BROTHER ALFRED: Of course he was. He just didn’t know it.

Chepiga finished his script for “Getting and Spending”—the title comes from the Wordsworth poem: The world is too much with us; late and soon/Getting and spending, we lay waste our powers—but now he had to market it. He figured finding an agent, who would then have to find a producer, would take too long, so he decided to enter a contest. He thought if he could win a contest, the play might catch a producer’s attention. Most of the contests paid a couple hundred dollars, but the Weisberger competition paid $10,000, so that’s the one he entered. “It was the stupidest marketing plan anyone ever came up with,” he says.

Even he thought it was stupid at the time, which is why the script was still sitting on top of his desk on the day of the deadline. Three copies of the script needed to be at St. Clements church, way over on the West Side by 5:00 p.m., but Chepiga had a deposition that day.

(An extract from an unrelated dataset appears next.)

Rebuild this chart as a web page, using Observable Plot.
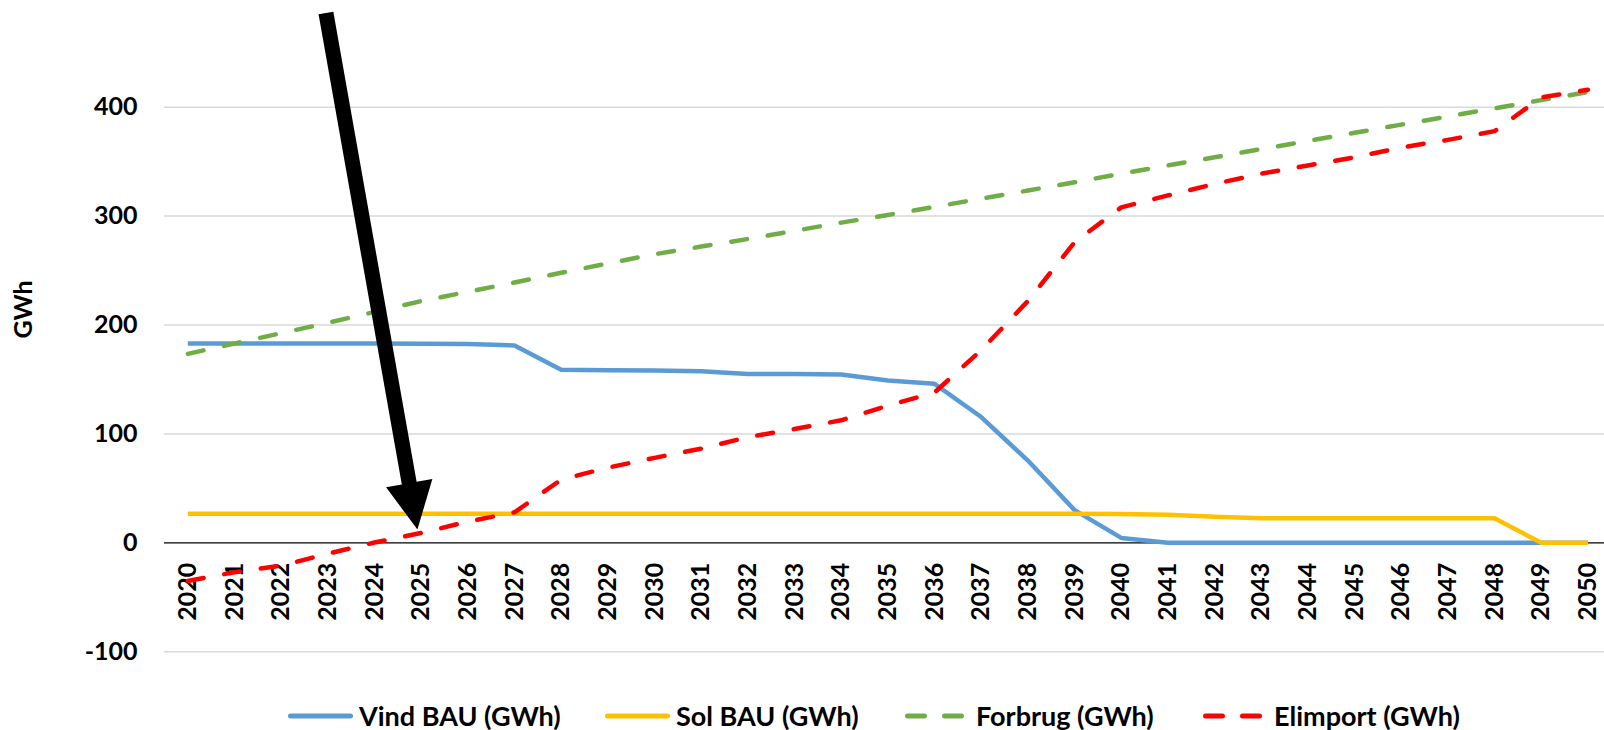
<!DOCTYPE html>
<html><head><meta charset="utf-8">
<script src="https://cdn.jsdelivr.net/npm/d3@7"></script>
<script src="https://cdn.jsdelivr.net/npm/@observablehq/plot@0.6"></script>
<style>
body{margin:0;background:#fff;font-family:Lato,"Open Sans",sans-serif;overflow:hidden;}
#legend{position:relative;height:40px;font-weight:bold;font-size:27px;line-height:40px;color:#000;white-space:nowrap;}
.item{position:absolute;top:0;height:40px;display:flex;align-items:center;}
.item svg{display:block;}
</style></head><body>
<div id="chart"></div>
<div id="legend"></div>
<script>
const YEARS = [2020,2021,2022,2023,2024,2025,2026,2027,2028,2029,2030,2031,2032,2033,2034,2035,2036,2037,2038,2039,2040,2041,2042,2043,2044,2045,2046,2047,2048,2049,2050];
const VIND = [183,183,183,183,183,182.7,182.5,181.2,159,158.5,158.3,157.5,155,155,154.5,149,146,115.5,75.5,30,4.5,0,0,0,0,0,0,0,0,0,0];
const SOL = [26.6,26.6,26.6,26.6,26.6,26.6,26.6,26.6,26.6,26.6,26.6,26.6,26.6,26.6,26.6,26.6,26.6,26.6,26.6,26.6,26.5,25.8,24,22.6,22.6,22.6,22.6,22.6,22.6,0,0];
const FORBRUG = [173.5,183,192.5,202,212,222,230.5,239,248,256.5,265,272,279,286.5,294,301,308.5,316,323.5,331,339,346.5,354,361.5,369,376.5,384,391.5,399,406.5,414];
const ELIMPORT = [-35,-27,-21,-10,0.3,9,19.5,28,58,69,78,86.5,97,104.5,112.5,126,138,177,222,276,308,319,329.5,339,346.5,354,363,370,378,409,416];
const Y_TICKS = [-100,0,100,200,300,400];
const Y_LABEL = "GWh";
const SERIES_NAMES = ["Vind BAU (GWh)","Sol BAU (GWh)","Forbrug (GWh)","Elimport (GWh)"];
const COLORS = ["#5B9BD5","#FFC000","#70AD47","#FF0000"];
const DASHED = [false,false,true,true];
// annotation arrow, in data coordinates (year, GWh)
const ARROW = {x1: 2022.97, y1: 486, x2: 2024.93, y2: 11.8};

const rows = YEARS.map((year,i)=>({year, vind:VIND[i], sol:SOL[i], forbrug:FORBRUG[i], elimport:ELIMPORT[i]}));
const keys = ["vind","sol","forbrug","elimport"];

const arrowMark = (index, scales) => {
  const x1 = scales.x(ARROW.x1), y1 = scales.y(ARROW.y1), x2 = scales.x(ARROW.x2), y2 = scales.y(ARROW.y2);
  const dx = x2-x1, dy = y2-y1, L = Math.hypot(dx,dy), ux = dx/L, uy = dy/L, nx = -uy, ny = ux;
  const hl = 47, hw = 23.5, sw = 7.5;
  const bx = x2-ux*hl, by = y2-uy*hl;
  const pts = [[x1+nx*sw,y1+ny*sw],[bx+nx*sw,by+ny*sw],[bx+nx*hw,by+ny*hw],[x2,y2],[bx-nx*hw,by-ny*hw],[bx-nx*sw,by-ny*sw],[x1-nx*sw,y1-ny*sw]];
  return d3.create("svg:path").attr("d","M"+pts.map(p=>p.join(",")).join("L")+"Z").attr("fill","#000").node();
};

const lineMarks = keys.map((k,i)=>Plot.line(rows,{x:"year", y:k, stroke:COLORS[i], strokeWidth:4.5,
  strokeDasharray: DASHED[i] ? "16,21" : null, strokeLinecap: DASHED[i] ? "round" : "butt", strokeLinejoin:"round"}));

const chart = Plot.plot({
  width:1604, height:696,
  marginLeft:164, marginRight:0, marginTop:0, marginBottom:0,
  style:{fontFamily:"Lato, 'Open Sans', sans-serif", fontSize:"25px", fontWeight:"bold", color:"#000", background:"#fff", overflow:"visible"},
  x:{type:"linear", domain:[2019.5,2050.5], range:[164,164+31*46.67], axis:null},
  y:{domain:[-100,400], range:[651.2,106.7], axis:null},
  marks:[
    Plot.ruleY(Y_TICKS.filter(d=>d!==0),{stroke:"#D9D9D9", strokeWidth:1.5}),
    Plot.ruleY([0],{stroke:"#000", strokeWidth:1.3}),
    Plot.axisY(Y_TICKS,{tickSize:0, tickPadding:27, tickFormat:d=>String(d), fontSize:25, fontWeight:"bold", label:null}),
    Plot.text(YEARS,{x:d=>d, y:0, text:d=>String(d), rotate:-90, textAnchor:"end", dy:20, fontSize:25, fontWeight:"bold", fill:"#000"}),
    Plot.text([Y_LABEL],{frameAnchor:"left", dx:-141, dy:-10, rotate:-90, fontSize:25, fontWeight:"bold", fill:"#000"}),
    ...lineMarks,
    arrowMark
  ]
});
document.getElementById("chart").appendChild(chart);

// legend item left edges (px)
const LEGEND_LEFT = [288, 605, 905, 1203];
const legend = document.getElementById("legend");
SERIES_NAMES.forEach((name,i)=>{
  const item = document.createElement("div");
  item.className = "item";
  item.style.left = LEGEND_LEFT[i] + "px";
  const w = DASHED[i] ? 59 : 65;
  const sample = d3.create("svg").attr("width", w).attr("height", 10).style("margin-right", DASHED[i] ? "12px" : "6px");
  if (DASHED[i]) {
    sample.append("line").attr("x1",2.5).attr("x2",w-2.5).attr("y1",5).attr("y2",5).attr("stroke",COLORS[i]).attr("stroke-width",5).attr("stroke-linecap","round").attr("stroke-dasharray","17,20");
  } else {
    sample.append("line").attr("x1",2.5).attr("x2",w-2.5).attr("y1",5).attr("y2",5).attr("stroke",COLORS[i]).attr("stroke-width",5).attr("stroke-linecap","round");
  }
  item.appendChild(sample.node());
  const t = document.createElement("span");
  t.textContent = name;
  item.appendChild(t);
  legend.appendChild(item);
});
</script>
</body></html>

“So I come in and I’m upstairs in the deposition room, and the deposition’s dragging on. So about 4:00, the deposition ends and I get down to my office. This was before voicemail, so I had all these pink messages. And I look at the scripts there on the desk and I say, I have all these messages, this was a stupid idea, it was never gonna work, forget it. I started returning the phone calls. About 10 minutes later, I’m looking at the scripts and I’m beginning to feel guilty—I got the scripts, I wrote the letter, I filled out the application, I did all this. I hung up the phone, I grabbed the scripts and ran out, and I go running across town. It’s like five to five. I get on the block and I see people coming out, locking up and leaving. So I yell and run after them, and I say hey wait, it’s two minutes to five, and they say OK, they took it, they threw it in, locked up and left. And it won. And if I was 15 seconds later, they would have been gone. A year later, I’m sitting in my office and I get a call—this is the Weisbergers and you won, and about a couple weeks later, a producer, Marty Markinson, who produced the play on Broadway, called and said he’d like to see the script. And so the stupid plan worked. So it’s scary about accidents and fate.”